_What the task asks_
Retype exactly what appears below from the line containing "Rebuild this chart" down to the line containing "steps = np.linspace(0, 11900, 35)", keeping both end lines. Do not include pictures.

################

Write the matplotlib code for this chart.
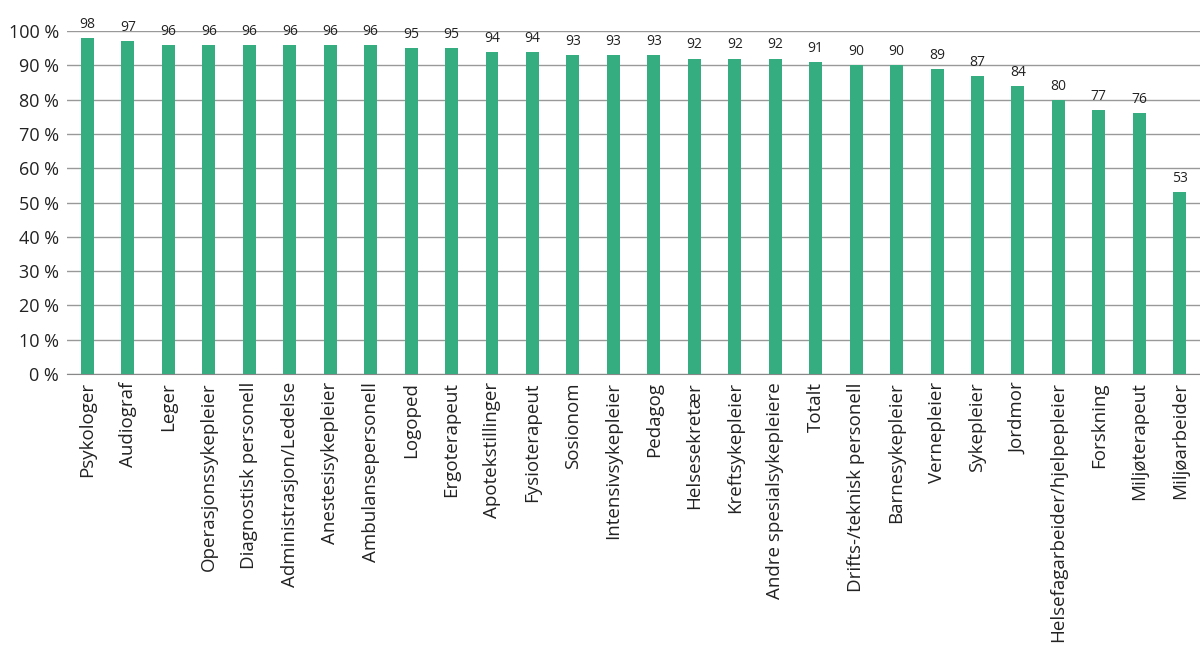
import numpy as np
import matplotlib.pyplot as plt

# -----------------------------
# DATA
# -----------------------------
categories = [
    "Psykologer", "Audiograf", "Leger", "Operasjonssykepleier",
    "Diagnostisk personell", "Administrasjon/Ledelse", "Anestesisykepleier",
    "Ambulansepersonell", "Logoped", "Ergoterapeut", "Apotekstillinger",
    "Fysioterapeut", "Sosionom", "Intensivsykepleier", "Pedagog",
    "Helsesekretær", "Kreftsykepleier", "Andre spesialsykepleiere", "Totalt",
    "Drifts-/teknisk personell", "Barnesykepleier", "Vernepleier", "Sykepleier",
    "Jordmor", "Helsefagarbeider/hjelpepleier", "Forskning", "Miljøterapeut",
    "Miljøarbeider",
]
values = [98, 97, 96, 96, 96, 96, 96, 96, 95, 95, 94, 94, 93, 93, 93,
          92, 92, 92, 91, 90, 90, 89, 87, 84, 80, 77, 76, 53]
yticks = [0, 10, 20, 30, 40, 50, 60, 70, 80, 90, 100]

# -----------------------------
# PLOT
# -----------------------------
plt.rcParams['font.family'] = ['Open Sans', 'DejaVu Sans']
fig = plt.figure(figsize=(12, 6.64), dpi=100)
ax = fig.add_axes([0.056, 0.437, 0.944, 0.516])

x = np.arange(len(categories))
ax.bar(x, values, width=0.32, color="#35ad80", zorder=3)

for xi, v in zip(x, values):
    ax.text(xi, v + 1.8, str(v), ha="center", va="bottom", fontsize=10, color="#222222")

ax.set_xlim(-0.5, len(categories) - 0.5)
ax.set_ylim(0, 100)
ax.set_yticks(yticks)
ax.set_yticklabels([f"{t} %" for t in yticks], fontsize=13)
ax.set_xticks(x)
ax.set_xticklabels(categories, rotation=90, fontsize=13.5)
ax.tick_params(axis="both", length=0, pad=6, colors="#222222")
ax.yaxis.grid(True, color="#999999", linewidth=1, zorder=0)
for s in ["top", "right", "left"]:
    ax.spines[s].set_visible(False)
ax.spines["bottom"].set_color("#888888")

fig.savefig("out.png", dpi=100)
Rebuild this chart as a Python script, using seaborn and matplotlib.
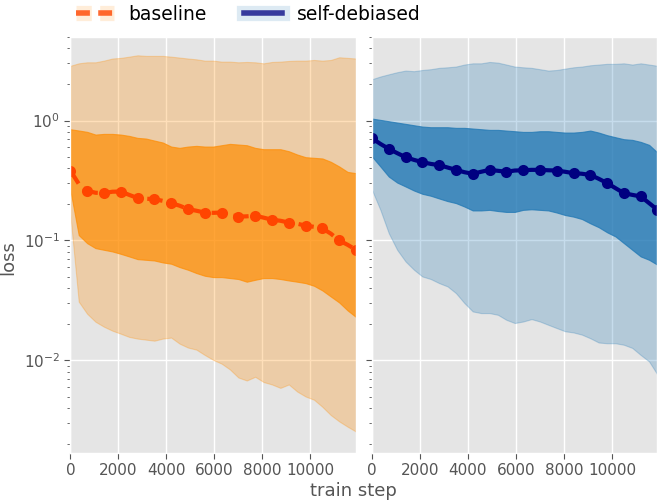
import numpy as np
import pandas as pd
import matplotlib
matplotlib.use("Agg")
import matplotlib.pyplot as plt
from matplotlib.lines import Line2D
import seaborn as sns

plt.style.use("ggplot")

# ---- data ----
steps = np.linspace(0, 11900, 35)  # logged training steps

baseline_median = [0.383, 0.297, 0.26, 0.25, 0.248, 0.255, 0.256, 0.240, 0.226, 0.223,
                   0.221, 0.214, 0.205, 0.195, 0.183, 0.177, 0.171, 0.170, 0.171, 0.164,
                   0.158, 0.159, 0.161, 0.155, 0.149, 0.146, 0.141, 0.138, 0.133, 0.130,
                   0.126, 0.114, 0.100, 0.092, 0.0836]
baseline_inner_hi = [0.847, 0.826, 0.805, 0.764, 0.774, 0.774, 0.764, 0.745, 0.717, 0.708,
                     0.681, 0.656, 0.607, 0.592, 0.607, 0.615, 0.607, 0.607, 0.623, 0.639,
                     0.631, 0.623, 0.592, 0.577, 0.577, 0.577, 0.555, 0.521, 0.495, 0.489,
                     0.483, 0.453, 0.414, 0.373, 0.364]
baseline_inner_lo = [0.264, 0.111, 0.095, 0.0863, 0.0836, 0.081, 0.0774, 0.0736, 0.0699, 0.069,
                     0.0681, 0.0656, 0.064, 0.060, 0.057, 0.0535, 0.0508, 0.0495, 0.0495, 0.0486,
                     0.0477, 0.0453, 0.047, 0.0486, 0.0486, 0.0477, 0.0464, 0.0453, 0.0441, 0.0419,
                     0.0383, 0.0341, 0.0304, 0.0261, 0.023]
baseline_outer_hi = [2.86, 3.0, 3.06, 3.06, 3.16, 3.29, 3.33, 3.41, 3.50, 3.46,
                     3.46, 3.46, 3.41, 3.35, 3.29, 3.24, 3.16, 3.16, 3.10, 3.10,
                     3.06, 3.08, 3.06, 3.0, 3.08, 3.10, 3.14, 3.16, 3.16, 3.2,
                     3.16, 3.2, 3.37, 3.33, 3.29]
baseline_outer_lo = [0.164, 0.0309, 0.0245, 0.021, 0.0191, 0.0177, 0.0167, 0.0157, 0.0152, 0.0149,
                     0.0146, 0.0152, 0.0155, 0.0138, 0.0128, 0.0123, 0.0111, 0.0101, 0.0094, 0.0084,
                     0.0072, 0.0068, 0.0073, 0.0066, 0.0063, 0.0059, 0.0063, 0.0055, 0.0050, 0.0047,
                     0.0041, 0.0035, 0.0031, 0.0028, 0.00255]

debiased_median = [0.712, 0.639, 0.581, 0.535, 0.495, 0.470, 0.450, 0.435, 0.425, 0.406,
                   0.388, 0.371, 0.360, 0.374, 0.388, 0.381, 0.374, 0.383, 0.385, 0.388,
                   0.388, 0.385, 0.383, 0.374, 0.364, 0.360, 0.352, 0.327, 0.301, 0.273,
                   0.248, 0.240, 0.233, 0.205, 0.180]
debiased_inner_hi = [1.039, 1.013, 0.987, 0.962, 0.938, 0.914, 0.891, 0.880, 0.880, 0.880,
                     0.869, 0.869, 0.858, 0.847, 0.836, 0.836, 0.825, 0.815, 0.804, 0.804,
                     0.815, 0.815, 0.804, 0.794, 0.794, 0.804, 0.825, 0.794, 0.755, 0.726,
                     0.699, 0.690, 0.664, 0.627, 0.541]
debiased_inner_lo = [0.501, 0.414, 0.341, 0.304, 0.282, 0.261, 0.245, 0.236, 0.224, 0.213,
                     0.205, 0.192, 0.178, 0.178, 0.180, 0.176, 0.173, 0.173, 0.180, 0.182,
                     0.180, 0.178, 0.171, 0.163, 0.158, 0.151, 0.139, 0.129, 0.117, 0.108,
                     0.095, 0.0836, 0.0736, 0.069, 0.0627]
debiased_outer_hi = [2.21, 2.33, 2.43, 2.53, 2.61, 2.58, 2.64, 2.68, 2.75, 2.78,
                     2.82, 2.93, 3.0, 3.0, 3.08, 3.04, 2.93, 2.82, 2.78, 2.75,
                     2.68, 2.61, 2.64, 2.71, 2.78, 2.82, 2.89, 2.93, 2.97, 2.97,
                     3.0, 2.93, 3.0, 2.93, 2.86]
debiased_outer_lo = [0.264, 0.180, 0.115, 0.0836, 0.0668, 0.0570, 0.0501, 0.0477, 0.0441, 0.0414,
                     0.0364, 0.0301, 0.0256, 0.0248, 0.0248, 0.0240, 0.0218, 0.0205, 0.0211, 0.0221,
                     0.0211, 0.0198, 0.0186, 0.0175, 0.0171, 0.0164, 0.0153, 0.0141, 0.0139, 0.0139,
                     0.0135, 0.0127, 0.0111, 0.0098, 0.0076]

labels = ["baseline", "self-debiased"]
xticks = [0, 2000, 4000, 6000, 8000, 10000]

# ---- figure ----
fig = plt.figure(figsize=(6.64, 5.03), dpi=100)
ax1 = fig.add_axes([0.1059, 0.100, 0.4303, 0.827])
ax2 = fig.add_axes([0.5602, 0.100, 0.4300, 0.827], sharey=ax1)

panels = [
    (ax1, baseline_median, baseline_inner_lo, baseline_inner_hi, baseline_outer_lo, baseline_outer_hi,
     "#FF8C00", 0.27, 0.70, "#FF4500", "--"),
    (ax2, debiased_median, debiased_inner_lo, debiased_inner_hi, debiased_outer_lo, debiased_outer_hi,
     "#1f77b4", 0.25, 0.75, "#000080", "-"),
]

for ax, med, ilo, ihi, olo, ohi, fc, a_out, a_in, lc, ls in panels:
    ax.fill_between(steps, olo, ohi, color=fc, alpha=a_out, lw=0.8)
    ax.fill_between(steps, ilo, ihi, color=fc, alpha=a_in, lw=0.8)
    df = pd.DataFrame({"step": steps, "loss": med})
    sns.lineplot(data=df, x="step", y="loss", ax=ax, color=lc, lw=3, linestyle=ls,
                 marker="o", markersize=8, markevery=2, mec=lc, mew=0, legend=False)
    ax.set_yscale("log")
    ax.set_xlim(0, 11900)
    ax.set_xticks(xticks)
    ax.set_xlabel("")
    ax.set_ylabel("")
    ax.tick_params(axis="both", which="major", labelsize=11, length=4, color="#555555")
    ax.tick_params(axis="y", which="minor", length=2, color="#555555")
    ax.grid(True, which="major", color="white", lw=1)
    ax.grid(False, which="minor")

ax1.set_ylim(0.0017, 5.0)
ax2.tick_params(axis="y", which="both", labelleft=False)

fig.text(0.013, 0.487, "loss", rotation=90, va="center", ha="center", fontsize=13, color="#555555")
fig.text(0.533, 0.023, "train step", va="center", ha="center", fontsize=13, color="#555555")

h_base = (Line2D([], [], color="#FF8C00", lw=11, alpha=0.15, dashes=(1.0, 0.55)),
          Line2D([], [], color="#FF4500", lw=4, dashes=(2.5, 1.5), alpha=0.8))
h_deb = (Line2D([], [], color="#1f77b4", lw=11, alpha=0.15),
         Line2D([], [], color="#000080", lw=4, alpha=0.75))
fig.legend([h_base, h_deb], labels, loc="center", bbox_to_anchor=(0.374, 0.972),
           ncol=2, frameon=False, fontsize=13.5, handlelength=2.0, columnspacing=2.0)

fig.savefig("out.png", dpi=100)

################

_Written response_
Rebuild this chart as a Python script, using seaborn and matplotlib.
import numpy as np
import pandas as pd
import matplotlib
matplotlib.use("Agg")
import matplotlib.pyplot as plt
from matplotlib.lines import Line2D
import seaborn as sns

plt.style.use("ggplot")

# ---- data ----
steps = np.linspace(0, 11900, 35)  # logged training steps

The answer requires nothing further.